Heron’s formula states that the area of a triangle is given by \[\sqrt {s\left( {s - a} \right)\left( {s - b} \right)\left( {s - c} \right)} \], where \[s\] is the semi-perimeter of the triangle, and \[a\], \[b\], and \[c\] are the lengths of the sides of the triangle.
The semi-perimeter of a triangle is half of its perimeter.
Therefore, we get
\[s = \dfrac{{32}}{2} = 16\] cm
Now, substituting \[s = 16\] cm, \[a = 8\] cm, \[b = 11\] cm, and \[c = 13\] cm in Heron’s formula, we get
Area of the triangle \[ = \sqrt {16\left( {16 - 8} \right)\left( {16 - 11} \right)\left( {16 - 13} \right)} {\text{ c}}{{\text{m}}^2}\]
Subtracting the terms in the parentheses, we get
\[ \Rightarrow \]Area of the triangle \[ = \sqrt {16\left( 8 \right)\left( 5 \right)\left( 3 \right)} {\text{ c}}{{\text{m}}^2}\]
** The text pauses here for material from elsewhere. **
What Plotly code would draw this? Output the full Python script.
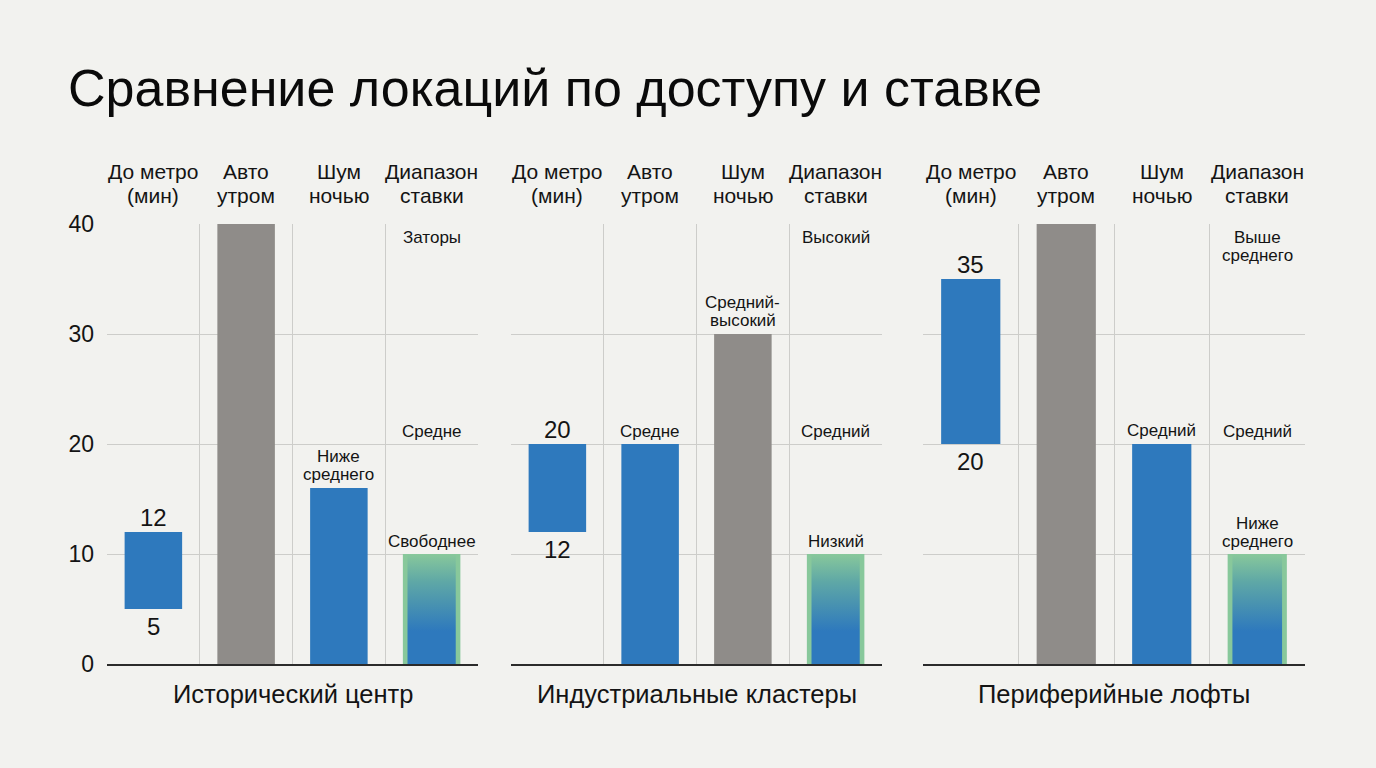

Rewriting the expression, we get
\[ \Rightarrow \]Area of the triangle \[ = \sqrt {{4^2} \times 4 \times 2 \times 5 \times 3} {\text{ c}}{{\text{m}}^2} = \sqrt {{4^2} \times {2^2} \times 2 \times 5 \times 3} {\text{ c}}{{\text{m}}^2}\]
Simplifying the expression, we get
\[ \Rightarrow \]Area of the triangle \[ = \left( 4 \right)\left( 2 \right)\sqrt {2 \times 5 \times 3} {\text{ c}}{{\text{m}}^2} = 8\sqrt {30} {\text{ c}}{{\text{m}}^2}\]

Therefore, we get the area of the triangle as \[8\sqrt {30} {\text{ c}}{{\text{m}}^2}\].

Note:
We have used the Heron’s formula instead of the formula \[\dfrac{1}{2} \times {\text{Base}} \times {\text{Altitude}}\] to find the area of the triangle because we found the lengths of the sides of the triangle. We can also use Pythagoras’s theorem to find the altitude of the triangle, and then use the formula \[\dfrac{1}{2} \times {\text{Base}} \times {\text{Altitude}}\] to find the area of the triangle.